Yes, it’s a book for kids/young adults.  It’s illustrated and colourful.  But also it’s a remarkably in-depth and nuanced guide to the climate crisis, discussing everything from methane production to global economic policy, how to talk to people who aren’t sure about the crisis and how to manage eco-anxiety.  If like me you spent a large part of the last few years feeling too overwhelmed and exhausted for more than a graphic novel, then this is an intelligent, informative and accessible place to start.

If you can’t get easy access to a copy of that (mine was from the library e-lending catalogue) then a similar graphic guide is Climate Change and How We’ll Fix It, by Alice Harman.  Slightly less in depth and well-done than the Usborne book, it’s still a perfectly decent starting point for young adults – and indeed adults – looking to get their hands on a broad understanding of the complexity of the problem at hand, as well as some solutions.

The Future We Choose, by Christiana Figueres and Tom Rivett-Carnac

For an inspiring guide to the climate crisis – and how we get out of it – this is the book to start with.  Written by the chief U.N. negotiator on the Paris Climate Accord and monk-turned-negotiator/activist, it doesn’t underplay the danger the climate crisis presents, but offers empowering, uplifting and actionable advice on how you can make a difference while staying sane.  It’s a mixture of call to action, guide to zen and deep political savvy invested in the power of grassroots movements and action to make a difference, and a damn good place to start if you’re looking for positive, meaningful advice on how you can get involved.

This Changes Everything, by Naomi Klein

Naomi Klein has been a powerful and important voice of activism for ages, and This Changes Everything is a good representation of her intelligence, knowledge and insight.  A little less accessible and a little more terrifying than The Future We Choose, it is never-the-less a vital call to action that addresses how systemic change can not only mitigate the climate crisis, but also help bring about social justice, equality and fairness for us all.  If you’re interested in how everything from housing policy to transport intersects in making a better, greener future, then this is the book for you.

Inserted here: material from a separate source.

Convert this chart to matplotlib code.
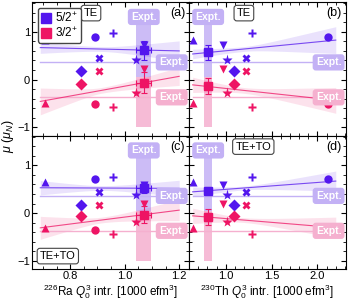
import numpy as np
import matplotlib
matplotlib.use('Agg')
import matplotlib.pyplot as plt
from matplotlib.ticker import AutoMinorLocator, MultipleLocator
import matplotlib.transforms as mtransforms

plt.rcParams['font.family'] = ['Liberation Sans', 'DejaVu Sans']
plt.rcParams['mathtext.fontset'] = 'custom'
plt.rcParams['mathtext.rm'] = 'Liberation Sans'
plt.rcParams['mathtext.it'] = 'Liberation Sans:italic'
plt.rcParams['font.size'] = 8

# model markers, same order in every list below
markers = ['^', 'D', 'o', 'X', 'P', '*', 'v']
x_ra = [0.707, 0.839, 0.891, 0.904, 0.956, 1.041, 1.069]
x_th = [0.647, 1.088, 2.12, 1.218, 1.29, 1.015, 0.97]

# magnetic moments (TE)
mu52_te = [0.83, 0.19, 0.90, 0.45, 0.97, 0.40, 0.73]
mu32_te = [-0.48, -0.10, -0.52, 0.17, -0.58, -0.29, 0.23]
# magnetic moments (TE+TO)
mu52_teto = [0.64, 0.17, 0.71, 0.45, 0.75, 0.37, 0.58]
mu32_teto = [-0.32, -0.06, -0.36, 0.16, -0.43, -0.19, 0.19]

# experiment
mu_expt = [0.36, -0.37]
q_expt_ra = [1.070, 0.028]
q_expt_th = [0.809, 0.043]

# extrapolated values at expt Q0: (a), (b), (c), (d)
sq52 = [0.61, 0.57, 0.52, 0.46]
sq52_err = [0.19, 0.16, 0.10, 0.09]
sq32 = [-0.07, -0.14, -0.03, -0.08]
sq32_err = [0.22, 0.17, 0.17, 0.16]

# confidence band half widths (left end, at mean, right end)
band52 = [[0.12, 0.05, 0.21], [0.10, 0.05, 0.28], [0.15, 0.05, 0.17], [0.10, 0.04, 0.21]]
band32 = [[0.28, 0.06, 0.19], [0.16, 0.06, 0.27], [0.24, 0.06, 0.22], [0.16, 0.05, 0.22]]

c_blue = '#5316ee'
c_pink = '#ee1464'
c_blue_l = '#c3b1f5'
c_pink_l = '#f5b0cf'


def band_hw(xx, xm, xl, xr, hw):
    hl, h0, hr = hw
    out = np.empty_like(xx)
    lm = xx < xm
    out[lm] = np.sqrt(h0**2 + (hl**2 - h0**2) * ((xx[lm] - xm) / (xl - xm))**2)
    out[~lm] = np.sqrt(h0**2 + (hr**2 - h0**2) * ((xx[~lm] - xm) / (xr - xm))**2)
    return out


def expt_box(ax, x, y, fc, trans=None):
    ax.text(x, y, 'Expt.', color='white', fontweight='bold', fontsize=7.5,
            ha='center', va='center', zorder=6,
            transform=trans if trans is not None else ax.transData,
            bbox=dict(boxstyle='round,pad=0.3', fc=fc, ec='none'))


fig, axes = plt.subplots(2, 2, figsize=(3.49, 3.0), dpi=100, sharey=True, sharex='col')
fig.subplots_adjust(left=0.092, right=0.991, top=0.993, bottom=0.103, wspace=0, hspace=0)

panels = [
    (axes[0, 0], x_ra, mu52_te, mu32_te, q_expt_ra, (0.69, 1.2), '(a)'),
    (axes[0, 1], x_th, mu52_te, mu32_te, q_expt_th, (0.64, 2.2), '(b)'),
    (axes[1, 0], x_ra, mu52_teto, mu32_teto, q_expt_ra, (0.69, 1.2), '(c)'),
    (axes[1, 1], x_th, mu52_teto, mu32_teto, q_expt_th, (0.64, 2.2), '(d)'),
]

for i, (ax, xs, y52, y32, qe, xr, lab) in enumerate(panels):
    xs = np.array(xs)
    xx = np.linspace(xr[0], xr[1], 200)
    xm = xs.mean()

    # vertical experimental Q0 band
    ax.fill_between([qe[0] - qe[1], qe[0] + qe[1]], 0.05, 1.46, color=c_blue_l, lw=0, alpha=0.85, zorder=1)
    ax.fill_between([qe[0] - qe[1], qe[0] + qe[1]], -1.0, 0.05, color=c_pink_l, lw=0, alpha=0.85, zorder=1)
    expt_box(ax, qe[0], 1.31, c_blue_l)

    for ys, hw, sq, sqe, c, cl, me in [(y52, band52[i], sq52[i], sq52_err[i], c_blue, c_blue_l, mu_expt[0]),
                                        (y32, band32[i], sq32[i], sq32_err[i], c_pink, c_pink_l, mu_expt[1])]:
        ys = np.array(ys)
        k, b = np.polyfit(xs, ys, 1)
        yy = k * xx + b
        h = band_hw(xx, xm, xr[0], xr[1], hw)
        ax.fill_between(xx, yy - h, yy + h, color=c, alpha=0.12, lw=0, zorder=2)
        ax.plot(xx, yy, color=c, lw=0.8, alpha=0.75, zorder=3)
        ax.plot(xr, [me, me], color=cl, lw=1.0, zorder=2)
        for xv, yv, m in zip(xs, ys, markers):
            ms = 8 if m == '*' else 6
            ax.plot(xv, yv, marker=m, ms=ms, color=c, ls='none', mec='none', zorder=4)
        ax.errorbar(qe[0], sq, xerr=qe[1], yerr=sqe, fmt='s', ms=5.5, color=c,
                    ecolor=c, elinewidth=0.8, capsize=2, capthick=0.8, zorder=5)
        trans = mtransforms.blended_transform_factory(ax.transAxes, ax.transData)
        expt_box(ax, 0.89, me, cl, trans)

    ax.text(0.975, 0.96, lab, transform=ax.transAxes, ha='right', va='top', fontsize=9)

    ax.tick_params(which='both', direction='in', top=True, right=True, labelsize=8, pad=1.5)
    ax.tick_params(which='major', length=3.5)
    ax.tick_params(which='minor', length=2)
    ax.yaxis.set_minor_locator(AutoMinorLocator(5))

box = dict(boxstyle='round,pad=0.25', fc='white', ec='#444444', lw=0.8)
axes[0, 0].text(0.33, 0.955, 'TE', transform=axes[0, 0].transAxes, ha='left', va='top', bbox=box)
axes[0, 1].text(0.35, 0.955, 'TE', transform=axes[0, 1].transAxes, ha='center', va='top', bbox=box)
axes[1, 0].text(0.05, 0.06, 'TE+TO', transform=axes[1, 0].transAxes, ha='left', va='bottom', bbox=box)
axes[1, 1].text(0.41, 0.955, 'TE+TO', transform=axes[1, 1].transAxes, ha='center', va='top', bbox=box)

h1, = axes[0, 0].plot([], [], 's', color=c_blue, ms=6.5)
h2, = axes[0, 0].plot([], [], 's', color=c_pink, ms=6.5)
axes[0, 0].legend([h1, h2], ['$5/2^{+}$', '$3/2^{+}$'], loc='upper left', fontsize=8.5,
                  handlelength=0.8, handletextpad=0.4, borderpad=0.25, labelspacing=0.1,
                  borderaxespad=0.5, framealpha=1, edgecolor='#444444', fancybox=True)

axes[0, 0].set_ylim(-1.17, 1.62)
axes[0, 0].yaxis.set_major_locator(MultipleLocator(1))
axes[0, 0].set_xlim(0.66, 1.236)
axes[0, 0].set_xticks([0.8, 1.0, 1.2])
axes[0, 0].xaxis.set_minor_locator(AutoMinorLocator(4))
axes[0, 1].set_xlim(0.60, 2.31)
axes[0, 1].set_xticks([1.0, 1.5, 2.0])
axes[0, 1].xaxis.set_minor_locator(AutoMinorLocator(5))

axes[1, 0].set_xlabel(r'$^{226}$Ra $Q_0^3$ intr. [1000 efm$^3$]', fontsize=8.5, labelpad=0.5)
axes[1, 1].set_xlabel(r'$^{230}$Th $Q_0^3$ intr. [1000 efm$^3$]', fontsize=8.5, labelpad=0.5)
fig.text(0.022, 0.545, r'$\mu$ ($\mu_N$)', rotation=90, ha='center', va='center', fontsize=9)

fig.savefig('out.png', dpi=100)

The Rough Guide to Green Living, by Duncan Clarke

This was one of the first hits I got when looking at this topic on my local library e-lending catalogue.  The first half addresses the nature of the climate crisis, and is unflinching in its brutal assessment.  I am not a huge fan of fear as a motivator, but if you need a kick in the backside to take action, then this presents a powerful and important breakdown of facts. 

Moreover, if you’re looking for personal action you can take that is less political/activist and more directly about changes in your lifestyle and consumption, then this is an excellent introduction to how you can personally shape your life to live happy, comfortably and within a sustainable carbon budget.

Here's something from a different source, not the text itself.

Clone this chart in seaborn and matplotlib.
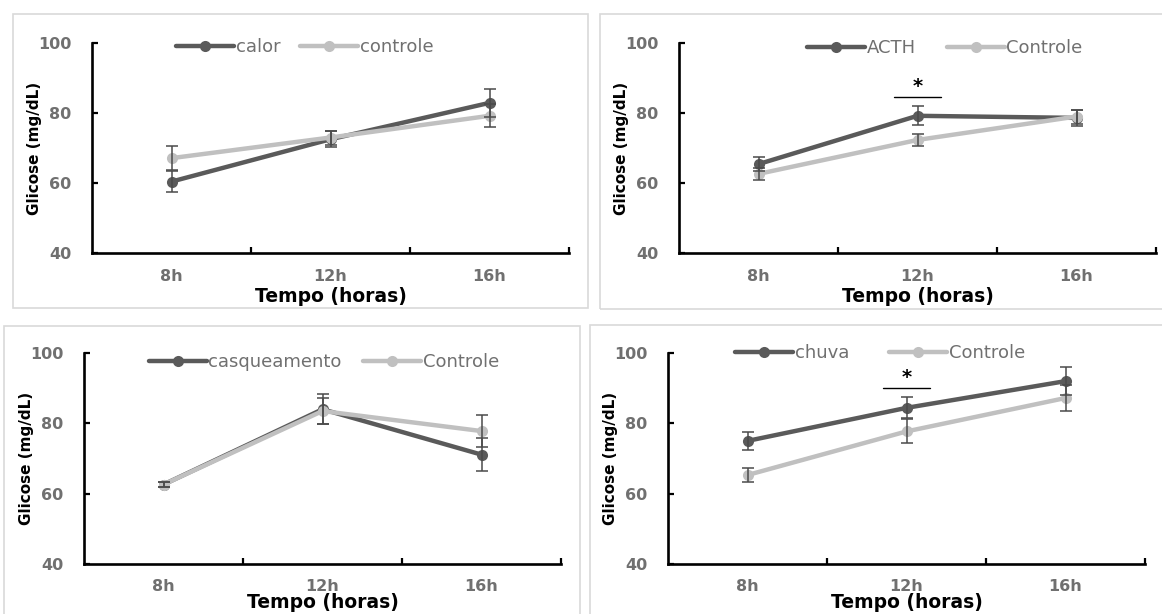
import numpy as np
import pandas as pd
import matplotlib
matplotlib.use("Agg")
import matplotlib.pyplot as plt
from matplotlib.lines import Line2D
from matplotlib.patches import Rectangle
from matplotlib.ticker import FixedLocator
import seaborn as sns

# ---- data -------------------------------------------------------------
times = ["8h", "12h", "16h"]

calor_mean = [60.4, 72.5, 82.9]
calor_err = [2.9, 2.3, 4.0]
controle1_mean = [67.1, 73.0, 79.2]
controle1_err = [3.5, 2.0, 3.3]

acth_mean = [65.4, 79.2, 78.6]
acth_err = [2.0, 2.7, 2.3]
controle2_mean = [62.6, 72.3, 79.0]
controle2_err = [1.7, 1.8, 2.0]

casq_mean = [62.6, 84.0, 71.1]
casq_err = [0.8, 4.2, 4.6]
controle3_mean = [62.6, 83.5, 77.8]
controle3_err = [0.8, 3.7, 4.5]

chuva_mean = [75.0, 84.4, 92.0]
chuva_err = [2.5, 3.0, 4.0]
controle4_mean = [65.3, 77.7, 87.2]
controle4_err = [2.1, 3.4, 3.8]

group_names = [("calor", "controle"), ("ACTH", "Controle"),
               ("casqueamento", "Controle"), ("chuva", "Controle")]
means = [(calor_mean, controle1_mean), (acth_mean, controle2_mean),
         (casq_mean, controle3_mean), (chuva_mean, controle4_mean)]
errors = [(calor_err, controle1_err), (acth_err, controle2_err),
          (casq_err, controle3_err), (chuva_err, controle4_err)]
significant_at = [None, "12h", None, "12h"]

# ---- style ------------------------------------------------------------
W, H = 1162, 614
DARK = "#5a5a5a"
LIGHT = "#c0c0c0"
TICK_GREY = "#707070"

sns.set_theme(style="white")
plt.rcParams["font.family"] = ["DejaVu Sans"]

fig = plt.figure(figsize=(W / 100, H / 100), dpi=100)


def px_box(l, t, r, b):
    return [l / W, 1 - b / H, (r - l) / W, (b - t) / H]


axes_px = [(92, 43, 569, 253), (679, 43, 1156, 253),
           (84, 353, 561, 564), (668, 353, 1145, 564)]
frames_px = [(13, 14, 588, 308), (600, 14, 1175, 309),
             (4, 326, 580, 640), (590, 325, 1175, 640)]
legend_px = [(305, 47, 1.1), (945, 48, 1.7), (324, 362, 1.2), (880, 353, 2.2)]
xlabel_y = [-0.205, -0.205, -0.183, -0.183]
xtick_pad = [11.5, 11.5, 10.5, 10.5]

# light grey chart-area frames
for (l, t, r, b) in frames_px:
    x0, y0, w, h = px_box(l, t, r, b)
    fig.add_artist(Rectangle((x0, y0), w, h, transform=fig.transFigure,
                             fill=False, ec="#d9d9d9", lw=1.2))

for i in range(4):
    ax = fig.add_axes(px_box(*axes_px[i]))
    name_a, name_b = group_names[i]
    mean_a, mean_b = means[i]
    err_a, err_b = errors[i]

    df = pd.DataFrame({
        "tempo": times * 2,
        "glicose": list(mean_a) + list(mean_b),
        "grupo": [name_a] * len(times) + [name_b] * len(times),
    })
    sns.lineplot(data=df, x="tempo", y="glicose", hue="grupo",
                 hue_order=[name_a, name_b], palette=[DARK, LIGHT],
                 marker="o", markersize=8, markeredgewidth=0, linewidth=3.2,
                 sort=False, legend=False, ax=ax)
    # standard error bars
    for m, e in ((mean_a, err_a), (mean_b, err_b)):
        ax.errorbar(times, m, yerr=e, fmt="none", ecolor="#4a4a4a",
                    elinewidth=1.1, capsize=4.5, capthick=1.1, zorder=4)

    # significance bracket
    if significant_at[i] is not None:
        k = times.index(significant_at[i])
        top = max(mean_a[k] + err_a[k], mean_b[k] + err_b[k])
        yb = top + 2.7
        ax.plot([k - 0.15, k + 0.15], [yb, yb], color="black", lw=1.0)
        ax.text(k, yb + 0.3, "*", ha="center", va="bottom",
                fontsize=14, fontweight="bold", color="black")

    # axes
    ax.set_ylim(40, 100)
    ax.set_xlim(-0.5, len(times) - 0.5)
    ax.set_yticks([40, 60, 80, 100])
    ax.xaxis.set_minor_locator(FixedLocator([0.5, 1.5, 2.5]))
    for side in ("top", "right"):
        ax.spines[side].set_visible(False)
    for side in ("left", "bottom"):
        ax.spines[side].set_color("black")
        ax.spines[side].set_linewidth(1.9)
    ax.tick_params(axis="y", which="major", direction="in", length=4,
                   width=1.6, color="black", pad=15, labelsize=11.5,
                   labelcolor=TICK_GREY, left=True)
    ax.tick_params(axis="x", which="major", length=0, pad=xtick_pad[i],
                   labelsize=11.5, labelcolor=TICK_GREY, bottom=True)
    ax.tick_params(axis="x", which="minor", direction="in", length=4,
                   width=1.6, color="black", bottom=True)
    for lab in ax.get_xticklabels() + ax.get_yticklabels():
        lab.set_fontweight("bold")

    ax.set_xlabel("Tempo (horas)", fontsize=13.5, fontweight="bold",
                  color="black")
    ax.xaxis.set_label_coords(0.5, xlabel_y[i])
    ax.xaxis.label.set_va("center")
    ax.set_ylabel("Glicose (mg/dL)", fontsize=11, fontweight="bold",
                  color="black")
    ax.yaxis.set_label_coords(-0.12, 0.5)
    ax.yaxis.label.set_va("center")

    # legend
    handles = [Line2D([], [], color=c, lw=3.2, marker="o", markersize=8,
                      markeredgewidth=0) for c in (DARK, LIGHT)]
    lx, ly, cs = legend_px[i]
    leg = ax.legend(handles, [name_a, name_b], loc="center",
                    bbox_to_anchor=(lx / W, 1 - ly / H),
                    bbox_transform=fig.transFigure, ncol=2, frameon=False,
                    fontsize=13, handlelength=3.2, handletextpad=0.1,
                    columnspacing=cs, borderpad=0.2)
    for t in leg.get_texts():
        t.set_color(TICK_GREY)

fig.savefig("out.png", dpi=100, facecolor="white")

How to Change Minds About Our Changing Climate, by Seth B. Darling and Douglas L. Sisterson

If like me you spend a lot of time banging the drum of urgent climate action, sooner or later you’ll get people pushing back with ‘facts’ about how climate change isn’t real.  Often these people are surprisingly well-intentioned, with genuine concerns about climate action affecting them and their loved ones, especially since action is of necessity tied up in bigger questions of policy and economy.  However the relentless barrage of ‘no, we’re actually entering an ice age’ or ‘humans didn’t cause this’ or ‘we can’t do anything about it anyway and there’ll be vineyards in Scotland how nice’ is exhausting, because to respond to it honestly you have to go away, and do the research, find the counter-arguments embedded in fact and then present it.  Often to be met with ‘well that’s not what I’ve heard’ as a reply, instead of an actual, meaningful debate. 

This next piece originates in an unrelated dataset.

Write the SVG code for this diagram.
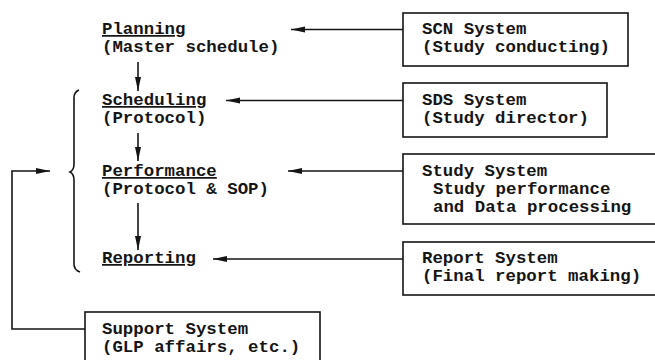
<svg xmlns="http://www.w3.org/2000/svg" width="655" height="360" viewBox="0 0 655 360">
  <style>
    text { font-family: "Liberation Mono", "Courier New", monospace; font-size: 17.4px; font-weight: bold; fill: #151515; }
    .title { text-decoration: underline; }
    .box { fill: none; stroke: #151515; stroke-width: 1.6; }
    .ln { fill: none; stroke: #151515; stroke-width: 1.6; }
  </style>
  <defs>
    <marker id="arrow" viewBox="0 0 14 8" refX="14" refY="4" markerWidth="14" markerHeight="8" markerUnits="userSpaceOnUse" orient="auto">
      <path d="M0,1 L14,4 L0,7 Z" fill="#151515"/>
    </marker>
  </defs>
  <rect width="655" height="360" fill="#ffffff"/>

  <!-- activity stages -->
  <g id="planning">
    <text class="title" x="102" y="34">Planning</text>
    <text x="102" y="52">(Master schedule)</text>
  </g>
  <g id="scheduling">
    <text class="title" x="102" y="105">Scheduling</text>
    <text x="102" y="123">(Protocol)</text>
  </g>
  <g id="performance">
    <text class="title" x="102" y="176">Performance</text>
    <text x="102" y="194">(Protocol &amp; SOP)</text>
  </g>
  <g id="reporting">
    <text class="title" x="102" y="263">Reporting</text>
  </g>

  <!-- bracket grouping scheduling through reporting -->
  <g id="bracket">
    <path class="ln" stroke-width="1.3" d="M79,90 Q74,92 74,98 L74,164 Q74,170 70,172 Q74,174 74,180 L74,264 Q74,270 80,272"/>
  </g>

  <!-- supporting systems -->
  <g id="scn-system">
    <rect class="box" x="403" y="13" width="225" height="53"/>
    <text x="422" y="34">SCN System</text>
    <text x="422" y="52">(Study conducting)</text>
  </g>
  <g id="sds-system">
    <rect class="box" x="403" y="83" width="204" height="54"/>
    <text x="422" y="105">SDS System</text>
    <text x="422" y="123">(Study director)</text>
  </g>
  <g id="study-system">
    <rect class="box" x="403" y="154" width="260" height="70"/>
    <text x="422" y="176">Study System</text>
    <text x="433" y="194">Study performance</text>
    <text x="433" y="212">and Data processing</text>
  </g>
  <g id="report-system">
    <rect class="box" x="403" y="242" width="260" height="53"/>
    <text x="422" y="263">Report System</text>
    <text x="422" y="281">(Final report making)</text>
  </g>
  <g id="support-system">
    <rect class="box" x="85" y="312" width="235" height="56"/>
    <text x="102" y="334">Support System</text>
    <text x="102" y="352">(GLP affairs, etc.)</text>
  </g>

  <!-- connectors -->
  <g id="connectors">
    <line class="ln" x1="403" y1="29.5" x2="291" y2="29.5" marker-end="url(#arrow)"/>
    <line class="ln" x1="403" y1="100.5" x2="226" y2="100.5" marker-end="url(#arrow)"/>
    <line class="ln" x1="403" y1="171" x2="288" y2="171" marker-end="url(#arrow)"/>
    <line class="ln" x1="403" y1="259" x2="213" y2="259" marker-end="url(#arrow)"/>
    <line class="ln" x1="138" y1="62" x2="138" y2="91" marker-end="url(#arrow)"/>
    <line class="ln" x1="138" y1="133" x2="138" y2="161" marker-end="url(#arrow)"/>
    <line class="ln" x1="138" y1="203" x2="138" y2="250" marker-end="url(#arrow)"/>
    <polyline class="ln" points="85,329 12,329 12,171 50,171" marker-end="url(#arrow)"/>
  </g>
</svg>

Climate change is way too complicated for every single activist to have at their fingertips a response to every single facet of it, from coral bleaching to glacial melts, and climate denial is fundamentally predicated on the notion that 99.9% of all scientists everywhere are wrong and the global consensus is an error.  Constantly having to argue in good-faith with people who refute this is, frankly, exhausting. Enter: Seth B. Darling and Douglas L. Sisterson, who after years of precisely this problem have compiled a book going through essentially every climate-denial argument they’ve ever heard, and breaking down the fallacies behind it, with clean, well-presented science.  If you’re actively advocating for action, then this book is a time-saving guide to communicating the facts.

Fiction!

Cli-fi is now a big deal, let us rejoice!  There is a huge diversity of books here, more than I can easily cover, but Kim Stanley Robinson has absolutely cornered the largest part of this emerging market with books such as New York 2140 and Ministry for the Future, the latter of which gets away with being a mixture of storytelling and essay on the climate crisis, exploring everything from the human impact of climate disasters through to the power of collective action and the complex (and arguably hugely dangerous) ideas of geoengineering.  And for a story of espionage and betrayal set in a future in which humans have sorta found their peace with climate (with some heavy caveats), I’d be a bad writer not to point out the existence of Notes from the Burning Age, what I wrote when a friend pointed out that not every climate book should be a dystopia.

The climate crisis is real.  Future generations are gonna pay for it.  We can fix it now, and the first step to doing that is understanding it – and the power we have.  So let’s get cracking.